In March 2015, the Republic’s annual CPI and domestic PPI increased by 7.61% and 3.41%, respectively, as compared to the same month of the previous year. In December 2014, the Republic’s annual CPI and domestic PPI increased by 8.17% and 6.36% respectively, as compared to the same month of the previous year.
The Central Bank set the annual inflation target rates for 2015 at 5.0%. The following table sets forth the quarterly inflation path and uncertainty band for 2014:
Inflation Path Consistent with the Year-End Inflation Target and the Uncertainty Band for 2015
| | | | | | | | | | | | | | | | |
| | March | | | June | | | September | | | December | |
Uncertainty Band (Upper Limit) | | | 7.0 | | | | 7.0 | | | | 7.0 | | | | 7.0 | |
Path Consistent with the Target | | | 5.0 | | | | 5.0 | | | | 5.0 | | | | 5.0 | |
Uncertainty Band (Lower Limit) | | | 3.0 | | | | 3.0 | | | | 3.0 | | | | 3.0 | |
Source: Central Bank
In January 2015, the Central Bank revised its year-end inflation expectation from a range of 4.6% to 7.6% (6.1% mid-level) to a range of 4.1% to 6.9% (5.5% mid-level).
On April 6, 2015, the Central Bank foreign exchange buying rate for U.S. dollars was TL2.5674 per U.S. dollar, compared to an exchange buying rate of TL2.1183 per U.S. dollar on April 7, 2014.
On March 25, 2015, the Government offered an interest rate of 8.14% for its 10-year Government Bond, compared to 10.34% on April 2, 2014.
The calendar adjusted industrial production index increased by 1% in February 2015 compared to February 2014 (year on year).

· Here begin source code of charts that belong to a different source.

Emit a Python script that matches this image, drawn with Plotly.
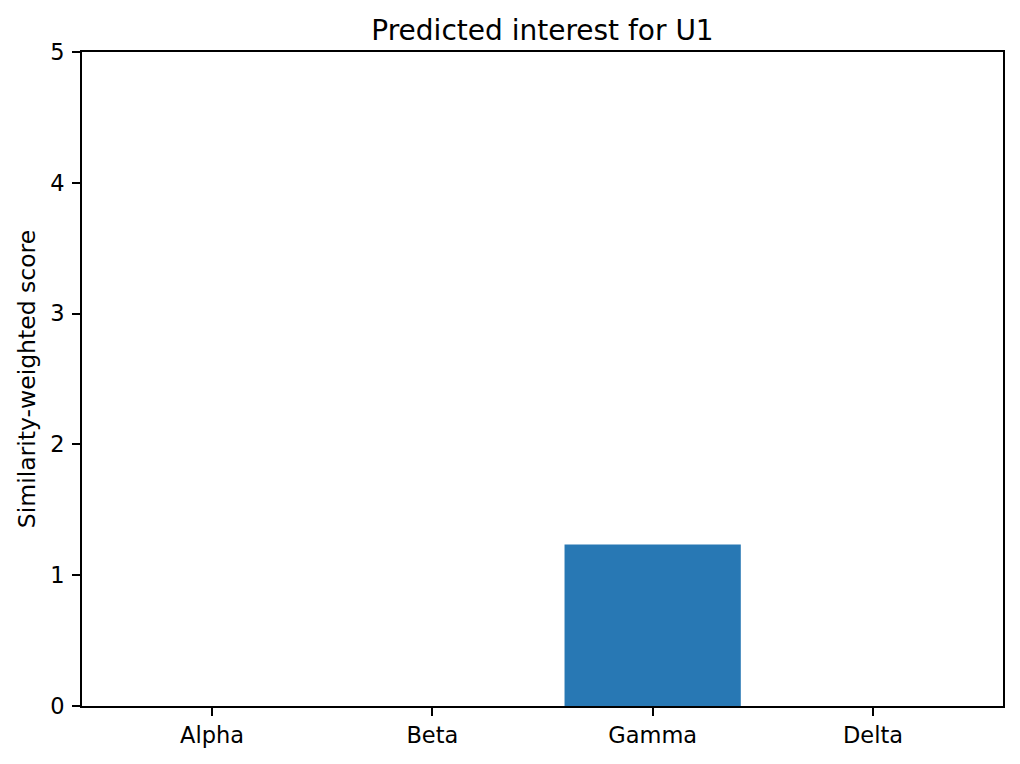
import plotly.graph_objects as go

categories = ["Alpha", "Beta", "Gamma", "Delta"]
scores = [0.0, 0.0, 1.235, 0.0]
y_ticks = [0, 1, 2, 3, 4, 5]

FONT = "DejaVu Sans"

fig = go.Figure()
fig.add_trace(go.Bar(
    x=list(range(len(categories))),
    y=scores,
    width=0.8,
    marker=dict(color="#2878b4", line=dict(width=0)),
))

# the page body has an 8px default margin, so the figure is offset by 8px
fig.update_layout(
    width=1012, height=756,
    paper_bgcolor="white", plot_bgcolor="white",
    margin=dict(l=73.5, r=17, t=44, b=57.5, pad=0),
    showlegend=False,
    font=dict(family=FONT, size=22.5, color="black"),
    title=dict(text="Predicted interest for U1", x=0.5, xref="paper", xanchor="center",
               y=1 - 22 / 756, yanchor="middle",
               font=dict(family=FONT, size=28, color="black")),
)
fig.update_xaxes(
    range=[-0.59, 3.59],
    tickmode="array", tickvals=list(range(len(categories))), ticktext=categories,
    ticks="outside", ticklen=8, tickwidth=1.7, tickcolor="black",
    showline=True, linecolor="black", linewidth=1.7, mirror=True,
    showgrid=False, zeroline=False,
    tickfont=dict(family=FONT, size=22.5, color="black"),
)
fig.update_yaxes(
    range=[0, 5],
    tickmode="array", tickvals=y_ticks, ticktext=[str(v) for v in y_ticks],
    ticks="outside", ticklen=8, tickwidth=1.7, tickcolor="black",
    ticklabelstandoff=3,
    showline=True, linecolor="black", linewidth=1.7, mirror=True,
    showgrid=False, zeroline=False,
    tickfont=dict(family=FONT, size=22.5, color="black"),
    title=dict(text="Similarity-weighted score", standoff=8,
               font=dict(family=FONT, size=23.5, color="black")),
)

fig.write_html("out.html")
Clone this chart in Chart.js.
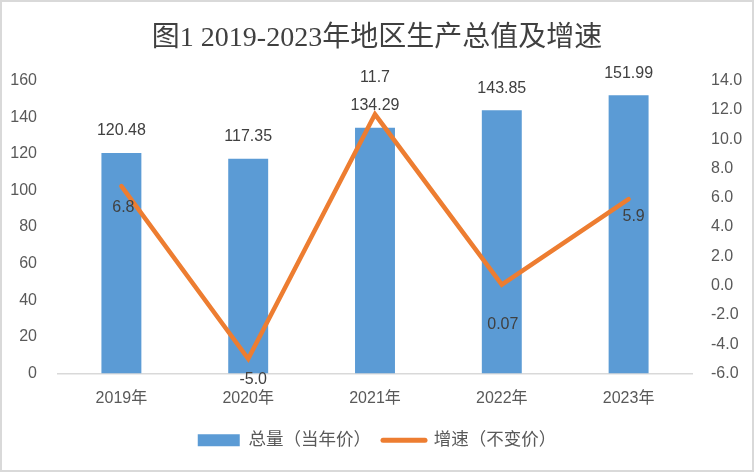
<!DOCTYPE html>
<html>
<head>
<meta charset="utf-8">
<script src="https://cdn.jsdelivr.net/npm/chart.js@4.4.0/dist/chart.umd.min.js"></script>
<style>
  html, body { margin: 0; padding: 0; background: #fff; }
  #wrap { position: relative; width: 754px; height: 472px; }
  #frame { position: absolute; left: 0; top: 0; width: 754px; height: 472px; box-sizing: border-box; border: 2px solid #d9d9d9; pointer-events: none; }
</style>
</head>
<body>
<div id="wrap">
  <canvas id="gdpChart" width="754" height="472"></canvas>
  <div id="frame"></div>
</div>
<script>
const years = ['2019年', '2020年', '2021年', '2022年', '2023年'];
const totals = [120.48, 117.35, 134.29, 143.85, 151.99];
const growth = [6.8, -5.0, 11.7, 0.07, 5.9];
const leftTicks = { min: 0, max: 160, step: 20 };
const rightTicks = { min: -6, max: 14, step: 2 };

// hand placed label offsets for the line (like in the original)
const growthLabelOffsets = [[2, 22], [5, 21], [0, -37], [1, 40], [5, 17]];

const sansFont = "'Liberation Sans', 'Noto Sans CJK SC', sans-serif";
const textColor = '#595959';
const labelColor = '#404040';

function fmtGrowth(v) {
    return Number(v.toFixed(1)) === v ? v.toFixed(1) : String(v);
}

const valueLabels = {
    id: 'valueLabels',
    afterDatasetsDraw(chart) {
        const ctx = chart.ctx;
        ctx.save();
        ctx.font = '16px ' + sansFont;
        ctx.fillStyle = labelColor;
        ctx.textAlign = 'center';
        ctx.textBaseline = 'middle';
        chart.getDatasetMeta(0).data.forEach((bar, i) => {
            ctx.fillText(totals[i].toFixed(2), bar.x, bar.y - 22);
        });
        chart.getDatasetMeta(1).data.forEach((pt, i) => {
            const off = growthLabelOffsets[i];
            ctx.fillText(fmtGrowth(growth[i]), pt.x + off[0], pt.y + off[1]);
        });
        ctx.restore();
    }
};

const ctx = document.getElementById('gdpChart').getContext('2d');

new Chart(ctx, {
    type: 'bar',
    data: {
        labels: years,
        datasets: [
            {
                type: 'bar',
                label: '总量（当年价）',
                data: totals,
                backgroundColor: '#5b9bd5',
                borderWidth: 0,
                barPercentage: 0.315,
                categoryPercentage: 1,
                yAxisID: 'y',
                order: 2
            },
            {
                type: 'line',
                label: '增速（不变价）',
                data: growth,
                borderColor: '#ed7d31',
                backgroundColor: '#ed7d31',
                borderWidth: 4.5,
                borderCapStyle: 'round',
                borderJoinStyle: 'miter',
                pointRadius: 0,
                tension: 0,
                fill: false,
                yAxisID: 'y1',
                order: 1
            }
        ]
    },
    options: {
        responsive: false,
        animation: false,
        devicePixelRatio: 1,
        layout: { padding: { left: 0, right: 0, top: 0, bottom: 13 } },
        plugins: {
            title: {
                display: true,
                text: '图1 2019-2023年地区生产总值及增速',
                color: '#404040',
                font: { family: "'Liberation Serif', 'Noto Sans CJK SC', serif", size: 28, weight: 'normal' },
                padding: { top: 22, bottom: 25 }
            },
            legend: {
                position: 'bottom',
                labels: {
                    usePointStyle: true,
                    pointStyleWidth: 42,
                    boxHeight: 12,
                    padding: 12,
                    color: textColor,
                    font: { family: sansFont, size: 17.5 },
                    sort: (a, b) => a.datasetIndex - b.datasetIndex,
                    generateLabels(chart) {
                        const items = Chart.defaults.plugins.legend.labels.generateLabels(chart);
                        items.forEach(it => {
                            if (it.datasetIndex === 0) {
                                it.pointStyle = 'rect';
                                it.lineWidth = 0;
                            } else {
                                it.pointStyle = 'line';
                                it.lineWidth = 5;
                                it.lineCap = 'round';
                            }
                        });
                        return items;
                    }
                }
            },
            tooltip: { enabled: false }
        },
        scales: {
            x: {
                grid: { display: false },
                border: { display: true, color: '#d9d9d9', width: 1.5 },
                ticks: { color: textColor, font: { family: sansFont, size: 16 }, padding: 7 },
                afterFit(scale) { scale.height = 46; }
            },
            y: {
                position: 'left',
                min: leftTicks.min,
                max: leftTicks.max,
                grid: { display: false },
                border: { display: false },
                ticks: { stepSize: leftTicks.step, color: textColor, font: { family: sansFont, size: 16 }, padding: 13 },
                afterFit(scale) { scale.width = 58; }
            },
            y1: {
                position: 'right',
                min: rightTicks.min,
                max: rightTicks.max,
                grid: { display: false },
                border: { display: false },
                ticks: {
                    stepSize: rightTicks.step,
                    color: textColor,
                    font: { family: sansFont, size: 16 },
                    padding: 11,
                    callback: v => Number(v).toFixed(1)
                },
                afterFit(scale) { scale.width = 62; }
            }
        }
    },
    plugins: [valueLabels]
});
</script>
</body>
</html>
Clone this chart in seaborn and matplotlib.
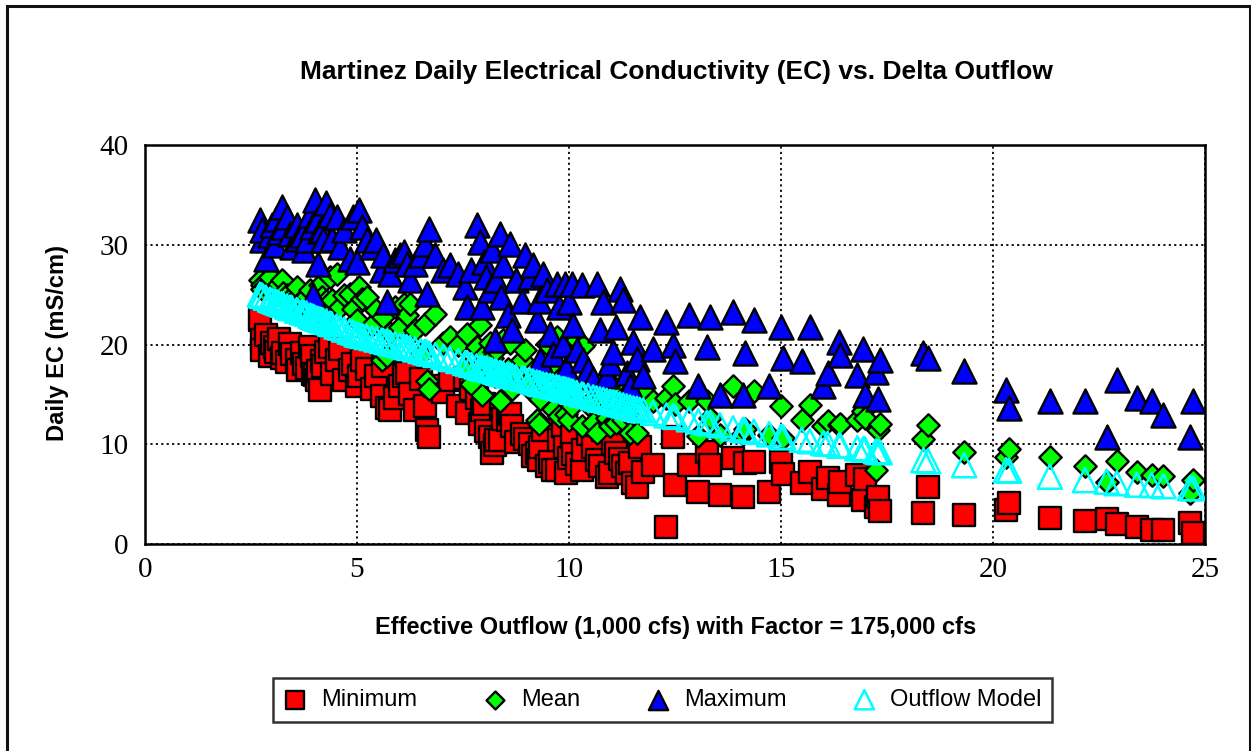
import matplotlib
matplotlib.use("Agg")
import matplotlib.pyplot as plt
from matplotlib.patches import Rectangle
import seaborn as sns
import pandas as pd

# Effective Delta outflow (1,000 cfs) for each day
outflow = [
    2.71, 2.75, 2.77, 2.85, 2.95, 3.00, 3.07, 3.10, 3.15, 3.22, 3.26,
    3.35, 3.42, 3.46, 3.58, 3.60, 3.70, 3.75, 3.81, 3.90, 3.95, 3.97, 4.00, 4.05, 4.09, 4.13, 4.17, 4.20, 4.28,
    4.36, 4.40, 4.52, 4.60, 4.70, 4.83, 4.91, 4.99, 5.05, 5.13, 5.23,
    5.35, 5.46, 5.58, 5.62, 5.70, 5.78, 5.90, 6.01, 6.10, 6.17, 6.25,
    6.37, 6.50, 6.60, 6.64, 6.70, 6.85, 7.04, 7.19, 7.39,
    7.55, 7.60, 7.70, 7.82, 7.90, 7.95, 8.00, 8.05, 8.14, 8.18, 8.25, 8.29, 8.37, 8.40, 8.45,
    8.55, 8.61, 8.66, 8.75, 8.90, 8.96, 9.08, 9.15, 9.24, 9.30, 9.32, 9.39, 9.47, 9.55, 9.62,
    9.71, 9.77, 9.85, 9.90, 9.94, 10.00, 10.06, 10.10, 10.18, 10.30, 10.34, 10.45, 10.57, 10.65,
    10.73, 10.81, 10.89, 10.97, 11.04, 11.12, 11.20, 11.28, 11.36, 11.44, 11.52, 11.60, 11.67, 11.75,
    11.98, 12.30, 12.45, 12.50, 12.83, 13.05, 13.25, 13.33, 13.56, 13.87, 14.10, 14.15, 14.36, 14.72,
    15.00, 15.05, 15.49, 15.68, 16.00, 16.10, 16.37, 16.40, 16.80, 16.94, 16.98, 17.24, 17.29, 17.33,
    18.36, 18.47, 19.32, 20.31, 20.38, 21.34, 22.17, 22.68, 22.92, 23.39, 23.74, 24.02, 24.65, 24.72,
]

# Daily minimum EC (mS/cm)
ec_min = [
    22.5, 20.5, 19.5, 21.0, 18.8, 20.2, 19.8, 19.3, 20.6, 18.6, 19.1,
    18.2, 20.1, 19.0, 18.4, 17.4, 19.2, 18.0, 17.6, 19.8, 18.8, 17.0, 16.9, 16.4, 17.3, 15.4, 18.3, 17.8, 19.3,
    19.8, 17.0, 18.4, 19.6, 16.4, 17.4, 18.0, 15.8, 16.8, 18.4, 17.5,
    15.5, 16.8, 14.8, 17.8, 13.6, 13.4, 14.6, 15.8, 16.8, 17.1, 15.0,
    13.4, 16.5, 13.8, 11.4, 10.7, 15.8, 15.2, 16.4, 13.8,
    16.6, 13.1, 15.5, 14.6, 12.0, 13.4, 14.0, 11.3, 10.75, 9.1, 9.9, 10.4, 10.4, 13.5, 12.5,
    12.4, 13.0, 11.8, 10.2, 11.0, 10.5, 10.0, 8.8, 9.1, 8.4, 9.75, 11.4, 7.8, 8.2, 7.4,
    7.4, 10.4, 11.8, 9.75, 7.1, 8.6, 10.75, 9.0, 8.0, 7.4, 9.4, 11.0, 9.75, 8.4,
    7.8, 11.4, 6.75, 7.1, 10.0, 9.1, 8.5, 7.8, 7.1, 8.1, 6.1, 5.7, 9.75, 7.2,
    7.9, 1.7, 10.75, 5.9, 7.9, 5.25, 9.25, 7.9, 4.9, 8.6, 4.75, 8.1, 8.25, 5.25,
    8.25, 7.0, 6.1, 7.25, 5.5, 6.6, 4.9, 6.2, 6.9, 4.4, 6.5, 3.7, 4.75, 3.3,
    3.1, 5.75, 2.9, 3.4, 4.1, 2.65, 2.3, 2.5, 2.0, 1.75, 1.4, 1.4, 2.1, 1.1,
]

# Daily mean EC (mS/cm)
ec_mean = [
    26.5, 26.0, 25.6, 25.9, 26.8, 25.3, 25.5, 25.0, 26.1, 26.5, 25.2,
    25.0, 24.6, 24.3, 25.8, 24.0, 24.5, 23.6, 24.9, 25.5, 23.3, 22.8, 23.8, 24.2, 22.5, 26.0, 24.8, 23.0, 24.4,
    26.8, 24.5, 27.1, 23.8, 25.0, 25.1, 23.6, 22.5, 25.8, 24.6, 24.8,
    22.0, 23.5, 18.4, 22.8, 18.8, 21.2, 23.8, 21.8, 24.1, 23.0, 24.1,
    21.5, 19.0, 22.1, 16.3, 15.5, 23.1, 20.2, 20.8, 20.0,
    17.5, 21.1, 16.0, 19.8, 22.0, 14.9, 18.2, 19.2, 20.2, 18.6, 16.8, 19.5, 14.3, 17.0, 20.5,
    17.5, 20.2, 15.5, 17.2, 18.4, 19.5, 16.4, 15.2, 12.4, 12.0, 14.5, 16.8, 20.1, 17.8, 13.5,
    20.8, 12.8, 16.0, 14.6, 13.0, 12.4, 13.8, 20.1, 20.5, 11.8, 19.9, 14.0, 12.1, 11.1,
    15.2, 14.8, 12.6, 11.8, 15.8, 12.1, 13.5, 12.4, 13.1, 11.1, 14.8, 11.1, 15.8, 15.3,
    14.3, 14.6, 15.8, 14.0, 14.3, 10.8, 14.3, 12.6, 10.9, 15.8, 11.0, 11.5, 15.3, 10.9,
    13.8, 10.6, 12.4, 13.9, 11.8, 12.3, 11.9, 12.0, 12.4, 13.3, 12.6, 7.4, 11.4, 12.0,
    10.5, 11.9, 9.25, 8.75, 9.5, 8.75, 7.8, 6.25, 8.35, 7.25, 6.9, 6.8, 5.1, 6.4,
]

# Daily maximum EC (mS/cm)
ec_max = [
    32.5, 30.5, 31.5, 28.6, 31.0, 32.0, 30.0, 32.6, 31.3, 33.8, 31.8,
    32.8, 31.1, 29.8, 32.0, 30.6, 31.0, 29.5, 30.5, 33.0, 31.8, 25.0, 34.5, 32.5, 28.1, 31.4, 31.5, 30.5, 34.2,
    33.0, 30.6, 32.8, 29.8, 31.5, 28.6, 32.8, 28.3, 33.5, 31.8, 30.5,
    29.8, 30.5, 27.5, 29.0, 24.3, 27.1, 28.5, 29.0, 29.3, 28.1, 26.5,
    28.1, 29.0, 30.1, 25.1, 31.6, 29.0, 27.5, 28.0, 27.1,
    25.8, 23.8, 27.5, 32.0, 30.3, 23.8, 28.3, 26.8, 25.5, 29.5, 20.5, 26.5, 31.1, 24.8, 28.0,
    23.0, 30.1, 21.5, 26.5, 24.4, 29.0, 26.8, 28.0, 22.5, 24.4, 18.4, 27.1, 25.5, 21.1, 19.0,
    26.1, 23.8, 20.0, 26.1, 17.6, 24.3, 26.1, 22.0, 19.5, 26.0, 18.4, 17.4, 16.5, 26.1,
    21.5, 24.3, 16.8, 18.1, 19.3, 21.8, 25.6, 24.5, 17.1, 15.8, 20.3, 18.5, 22.8, 16.8,
    19.6, 22.3, 19.95, 18.3, 23.0, 15.8, 19.8, 22.8, 14.9, 23.3, 14.9, 19.1, 22.5, 15.8,
    21.8, 18.6, 18.3, 21.8, 15.8, 17.1, 20.3, 18.9, 16.9, 19.6, 14.9, 17.2, 14.5, 18.4,
    19.1, 18.6, 17.3, 15.4, 13.6, 14.3, 14.3, 10.75, 16.4, 14.6, 14.3, 12.9, 10.75, 14.3,
]

# Outflow model EC (mS/cm)
ec_model = [
    25.0, 24.9, 24.85, 24.7, 24.5, 24.4, 24.3, 24.25, 24.15, 24.05, 24.0,
    23.8, 23.7, 23.65, 23.45, 23.4, 23.25, 23.2, 23.1, 22.9, 22.8, 22.75, 22.7, 22.6, 22.55, 22.5, 22.45, 22.4, 22.25,
    22.1, 22.05, 21.8, 21.7, 21.5, 21.3, 21.2, 21.0, 20.95, 20.85, 20.75,
    20.65, 20.5, 20.4, 20.35, 20.25, 20.15, 20.05, 19.9, 19.8, 19.75, 19.65,
    19.5, 19.35, 19.25, 19.2, 19.1, 18.95, 18.75, 18.55, 18.35,
    18.15, 18.1, 17.95, 17.8, 17.7, 17.65, 17.6, 17.55, 17.45, 17.4, 17.3, 17.25, 17.15, 17.1, 17.05,
    16.95, 16.9, 16.85, 16.75, 16.6, 16.55, 16.4, 16.3, 16.2, 16.1, 16.1, 16.0, 15.95, 15.85, 15.8,
    15.7, 15.65, 15.55, 15.5, 15.45, 15.4, 15.3, 15.25, 15.15, 15.0, 14.95, 14.85, 14.7, 14.6,
    14.5, 14.45, 14.35, 14.25, 14.2, 14.1, 14.0, 13.9, 13.8, 13.7, 13.6, 13.55, 13.45, 13.4,
    13.15, 12.9, 12.8, 12.75, 12.5, 12.3, 12.15, 12.1, 11.9, 11.6, 11.45, 11.4, 11.25, 11.0,
    10.75, 10.7, 10.45, 10.3, 10.1, 10.05, 9.9, 9.85, 9.6, 9.5, 9.5, 9.3, 9.25, 9.2,
    8.4, 8.3, 7.9, 7.4, 7.35, 6.75, 6.4, 6.25, 6.1, 5.95, 5.9, 5.8, 5.6, 5.6,
]

x_ticks = [0, 5, 10, 15, 20, 25]
y_ticks = [0, 10, 20, 30, 40]

df = pd.DataFrame({
    "outflow": outflow,
    "Minimum": ec_min,
    "Mean": ec_mean,
    "Maximum": ec_max,
    "Outflow Model": ec_model,
})

sns.set_style("white")
plt.rcParams["font.family"] = ["Liberation Sans", "DejaVu Sans"]
plt.rcParams["text.color"] = "black"
plt.rcParams["axes.labelcolor"] = "black"
plt.rcParams["xtick.color"] = "black"
plt.rcParams["ytick.color"] = "black"

fig = plt.figure(figsize=(12.51, 7.51), dpi=100)
ax = fig.add_axes([0.1159, 0.2756, 0.8473, 0.5313])

# page frame
fig.patches.append(Rectangle((6.5 / 1251, -0.05), (1249.5 - 6.5) / 1251, 1.05 - 5.5 / 751,
                             transform=fig.transFigure, fill=False,
                             edgecolor="#111111", linewidth=2.2, zorder=0))

sns.scatterplot(data=df, x="outflow", y="Minimum", ax=ax, marker="s", s=260,
                color="#FF0000", edgecolor="black", linewidth=1.7, label="Minimum", zorder=3)
sns.scatterplot(data=df, x="outflow", y="Mean", ax=ax, marker="D", s=130,
                color="#00FF00", edgecolor="black", linewidth=1.7, label="Mean", zorder=4)
sns.scatterplot(data=df, x="outflow", y="Maximum", ax=ax, marker="^", s=300,
                color="#0000FF", edgecolor="black", linewidth=1.7, label="Maximum", zorder=5)
sns.scatterplot(data=df, x="outflow", y="Outflow Model", ax=ax, marker="^", s=300,
                facecolor="none", edgecolor="#00FFFF", linewidth=1.8, label="Outflow Model", zorder=6)

ax.set_xlim(0, 25)
ax.set_ylim(0, 40)
ax.set_xticks(x_ticks)
ax.set_yticks(y_ticks)
ax.set_xticklabels([str(t) for t in x_ticks], fontfamily="Liberation Serif", fontsize=21)
ax.set_yticklabels([str(t) for t in y_ticks], fontfamily="Liberation Serif", fontsize=21)
ax.tick_params(direction="in", length=6, width=1.5, color="black", pad=12)
ax.tick_params(axis="x", pad=9)

ax.grid(True, color="black", linestyle=(0, (1.2, 1.8)), linewidth=1.3)
ax.set_axisbelow(True)
for sp in ax.spines.values():
    sp.set_visible(True)
    sp.set_color("black")
    sp.set_linewidth(1.8)

ax.set_xlabel("Effective Outflow (1,000 cfs) with Factor = 175,000 cfs",
              fontsize=17, fontweight="bold")
ax.set_ylabel("Daily EC (mS/cm)", fontsize=17, fontweight="bold")
ax.xaxis.set_label_coords(0.501, -0.18)
ax.yaxis.set_label_coords(-0.072, 0.505)

fig.text(0.541, 0.904, "Martinez Daily Electrical Conductivity (EC) vs. Delta Outflow",
         ha="center", va="center", fontsize=19, fontweight="bold")

if ax.legend_ is not None:
    ax.legend_.remove()
handles, labels = ax.get_legend_handles_labels()
leg = fig.legend(handles, labels, loc="center", bbox_to_anchor=(0.5296, 0.068),
                 ncol=4, frameon=True, fancybox=False, edgecolor="black",
                 fontsize=17, markerscale=0.8, handletextpad=0.6,
                 columnspacing=2.8, borderpad=0.45, handlelength=1.0,
                 borderaxespad=0)
leg.get_frame().set_linewidth(1.8)

fig.savefig("out.png", dpi=100, facecolor="white")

The following table indicates unemployment figures for 2014:
| | | | |
2014 | | Unemployment rate | | Number of unemployed |
January | | 10,3 | | 2,805,000 |
February | | 10,2 | | 2,825,000 |
March | | 9,7 | | 2,747,000 |
April | | 9,0 | | 2,579,000 |
May | | 8,8 | | 2,551,000 |
June | | 9,1 | | 2,654,000 |
July | | 9,8 | | 2,867,000 |
August | | 10,1 | | 2,944,000 |
September | | 10,5 | | 3,064,000 |
October | | 10,4 | | 3,043,000 |
November | | 10,7 | | 3,096,000 |
December | | 10,9 | | 3,145,000 |
Source: TURKSTAT
On January 28, 2014, the Central Bank’s Monetary Policy Committee (“MPC”) held an interim meeting at which it increased short-term interest rates as follows:
a) Overnight Interest Rates: the Marginal Funding Rate was increased from 7.75% to 12%, the borrowing rate was increased from 3.5% to 8%, and the interest rate on borrowing facilities provided for primary dealers via repo transactions was increased from 6.75% to 11.5%;
b) the one-week repo rate was increased from 4.5% to 10.0%; and
c) Late Liquidity Window Interest Rates (between 4:00 p.m. – 5:00 p.m.): the borrowing rate was kept at 0%, and the lending rate was increased from 10.25% to 15%.
On March 17, 2015, the MPC held a meeting at which it kept short-term interest rates constant (compared to the prior meeting) as follows:
a) Overnight Interest Rates: the Marginal Funding Rate was kept at 10.75%, the interest rate on borrowing facilities provided for primary dealers via repo transactions was kept at 10.25% and the borrowing rate was kept at 7.25%.
b) the one-week repo rate was kept at 7.5%.
c) Late Liquidity Window Interest Rates (between 4:00 p.m. – 5:00 p.m.): the borrowing rate was kept at 0%, and the lending rate was kept at 12.25%.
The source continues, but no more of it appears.